Stock \Stock\ (st[o^]k), v. t. [imp. & p. p. Stocked (st[o^]kt); p. pr. & vb. n. Stocking.]

  1. To lay up; to put aside for future use; to store, as merchandise, and the like.

  2. To provide with material requisites; to store; to fill; to supply; as, to stock a warehouse, that is, to fill it with goods; to stock a farm, that is, to supply it with cattle and tools; to stock land, that is, to occupy it with a permanent growth, especially of grass.

  3. To suffer to retain milk for twenty-four hours or more previous to sale, as cows.

  4. To put in the stocks. [R.]
    --Shak.

    To stock an anchor (Naut.), to fit it with a stock, or to fasten the stock firmly in place.

    To stock cards (Card Playing), to arrange cards in a certain manner for cheating purposes; -- also called to stack the deck. [Cant]

    To stock down (Agric.), to sow, as plowed land, with grass seed, in order that it may become swarded, and produce grass.

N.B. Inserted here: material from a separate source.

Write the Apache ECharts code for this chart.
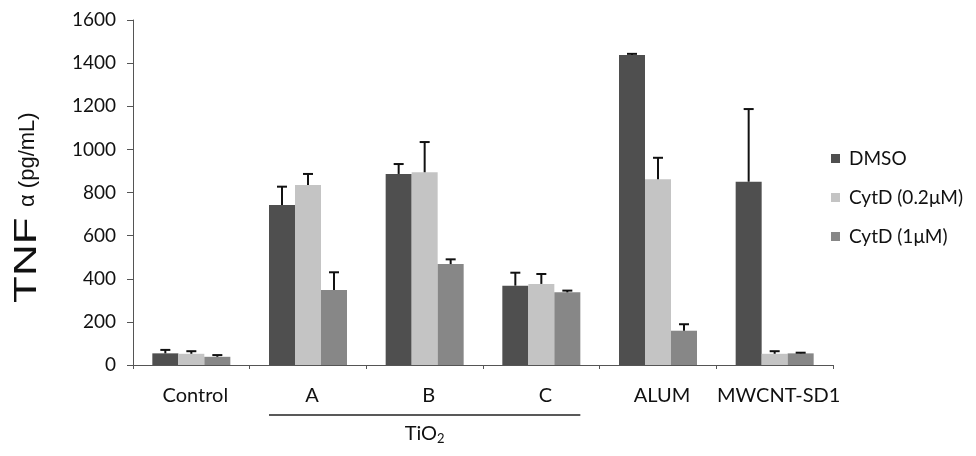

    To stock up, to extirpate; to dig up.

Usage examples of "to stack the deck".

We've got to do our best to stack the deck, load the dice, whittle those odds down by any means necessary - because we can't afford to fight this one clean and fair.

It was pretty clear that the sergeant major had intended to stack the deck.

He had to deal the cards, and there had been no time to stack the deck.

He didn't have to do any fast shuffling, didn't have to stack the deck.

He directed his reelection organization, the Committee to Reelect the President--known (incredibly enough) by the acronym CREEP--to stack the deck even more thoroughly in his favor.

Im just your run-of-the-mill low-life tycoon trying to stack the deck.

I've got to be back there before noon, and I've got to stack the deck again in the meantime.